* _Requirement_: Could the lines from the start of the data through the line with "from matplotlib.patches import" be set down exactly, with no pictures among them?

* _Supplied information_:
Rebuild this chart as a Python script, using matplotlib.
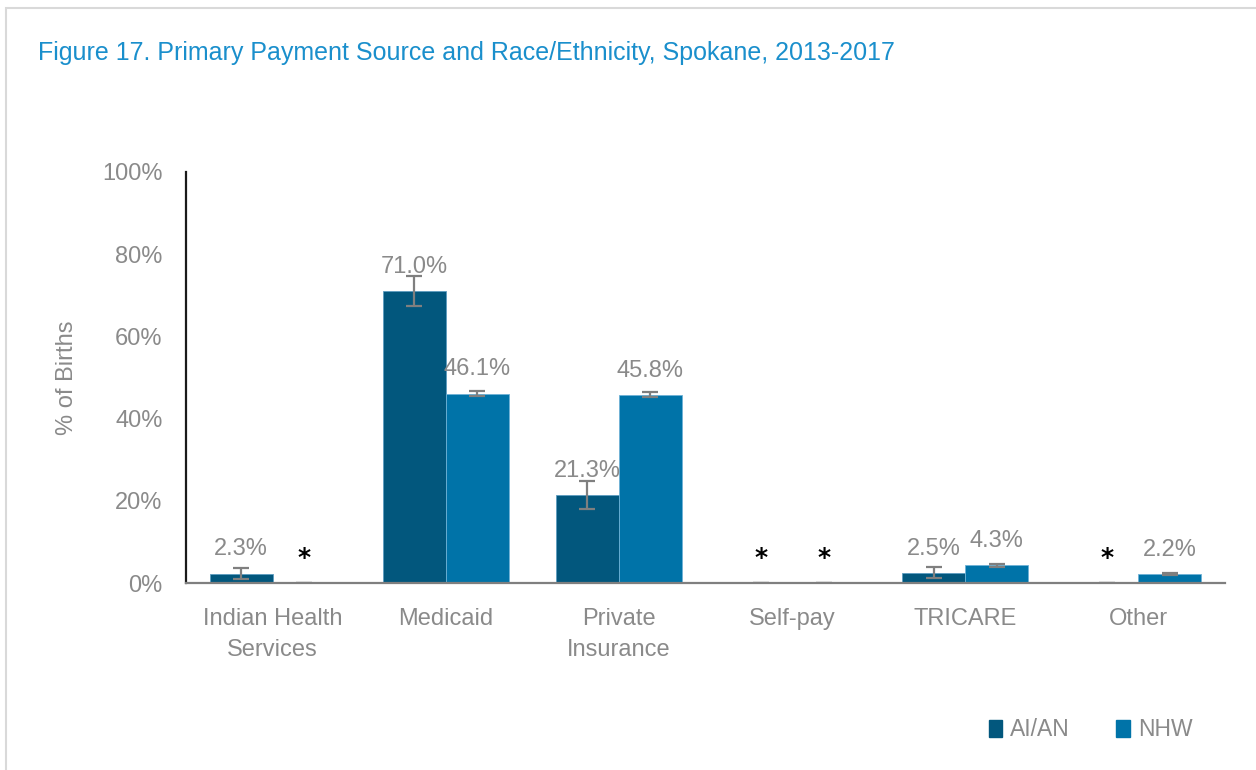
import numpy as np
import matplotlib
matplotlib.use("Agg")
import matplotlib.pyplot as plt
from matplotlib.patches import Patch, Rectangle

# -----------------------------
# Data
# -----------------------------
categories = ["Indian Health\nServices", "Medicaid", "Private\nInsurance", "Self-pay", "TRICARE", "Other"]
aian_values = [2.3, 71.0, 21.3, 0.0, 2.5, 0.0]
nhw_values = [0.0, 46.1, 45.8, 0.0, 4.3, 2.2]
aian_err = [1.3, 3.7, 3.4, 0.0, 1.3, 0.0]
nhw_err = [0.0, 0.7, 0.6, 0.0, 0.3, 0.2]
# suppressed estimates are shown as "*"
aian_suppressed = [False, False, False, True, False, True]
nhw_suppressed = [True, False, False, True, False, False]
yticks = [0, 20, 40, 60, 80, 100]

# -----------------------------
# Style
# -----------------------------
plt.rcParams["font.family"] = ["Liberation Sans Narrow", "Liberation Sans", "DejaVu Sans"]
gray = "#8a8a8a"
c_aian = "#02577d"
c_nhw = "#0073a8"
title_color = "#1a8fcc"

fig = plt.figure(figsize=(12.56, 7.7), dpi=100)
fig.patches.append(Rectangle((6 / 1256, -0.01), 1.1, 1 - 8 / 770 + 0.01, transform=fig.transFigure,
                             fill=False, edgecolor="#d9d9d9", linewidth=1.5))

ax = fig.add_axes([186 / 1256, 1 - 583 / 770, (1225 - 186) / 1256, (583 - 172) / 770])

x = np.arange(len(categories))
w = 0.364

ax.bar(x - w / 2, aian_values, w, color=c_aian, edgecolor="#5d9cc0", linewidth=0.6,
       label="AI/AN", zorder=2)
ax.bar(x + w / 2, nhw_values, w, color=c_nhw, edgecolor="#6fb2d6", linewidth=0.6,
       label="NHW", zorder=2)
ax.errorbar(x - w / 2, aian_values, yerr=aian_err, fmt="none", ecolor="#7f7f7f",
            elinewidth=1.6, capsize=6, capthick=1.6, zorder=3)
ax.errorbar(x + w / 2, nhw_values, yerr=nhw_err, fmt="none", ecolor="#7f7f7f",
            elinewidth=1.6, capsize=6, capthick=1.6, zorder=3)

# -----------------------------
# Labels
# -----------------------------
for xs, vals, sup in [(x - w / 2, aian_values, aian_suppressed), (x + w / 2, nhw_values, nhw_suppressed)]:
    for xi, v, s in zip(xs, vals, sup):
        if s:
            ax.annotate("*", (xi, 0), xytext=(0, 18), textcoords="offset points",
                        ha="center", va="center", fontsize=18, fontweight="bold",
                        color="black", family="DejaVu Sans")
        else:
            ax.annotate(f"{v:.1f}%", (xi, v), xytext=(0, 13), textcoords="offset points",
                        ha="center", va="baseline", fontsize=17, color=gray)

ax.set_ylim(0, 100)
ax.set_xlim(-0.5, len(categories) - 0.5)
ax.set_yticks(yticks)
ax.set_yticklabels([f"{t}%" for t in yticks])
ax.set_xticks(x)
ax.set_xticklabels(categories, linespacing=1.55)
ax.tick_params(axis="both", length=0, labelsize=17, colors=gray)
ax.tick_params(axis="x", pad=18)
ax.tick_params(axis="y", pad=17)
ax.set_ylabel("% of Births", fontsize=17, color=gray, labelpad=17)

for side in ["top", "right"]:
    ax.spines[side].set_visible(False)
ax.spines["left"].set_color("#1a1a1a")
ax.spines["left"].set_linewidth(1.6)
ax.spines["bottom"].set_color("#7f7f7f")
ax.spines["bottom"].set_linewidth(1.6)

fig.text(38 / 1256, 1 - 53 / 770, "Figure 17. Primary Payment Source and Race/Ethnicity, Spokane, 2013-2017",
         fontsize=18, color=title_color, va="center", ha="left")

handles = [Patch(color=c_aian, label="AI/AN"), Patch(color=c_nhw, label="NHW")]
fig.legend(handles=handles, loc="center right", bbox_to_anchor=(1213 / 1256, 1 - 730 / 770),
           ncol=2, frameon=False, fontsize=16.5, handlelength=0.6, handleheight=0.75,
           handletextpad=0.35, columnspacing=2.0, labelcolor=gray)

fig.savefig("out.png", dpi=100)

* _Completed task_:
Rebuild this chart as a Python script, using matplotlib.
import numpy as np
import matplotlib
matplotlib.use("Agg")
import matplotlib.pyplot as plt
from matplotlib.patches import Patch, Rectangle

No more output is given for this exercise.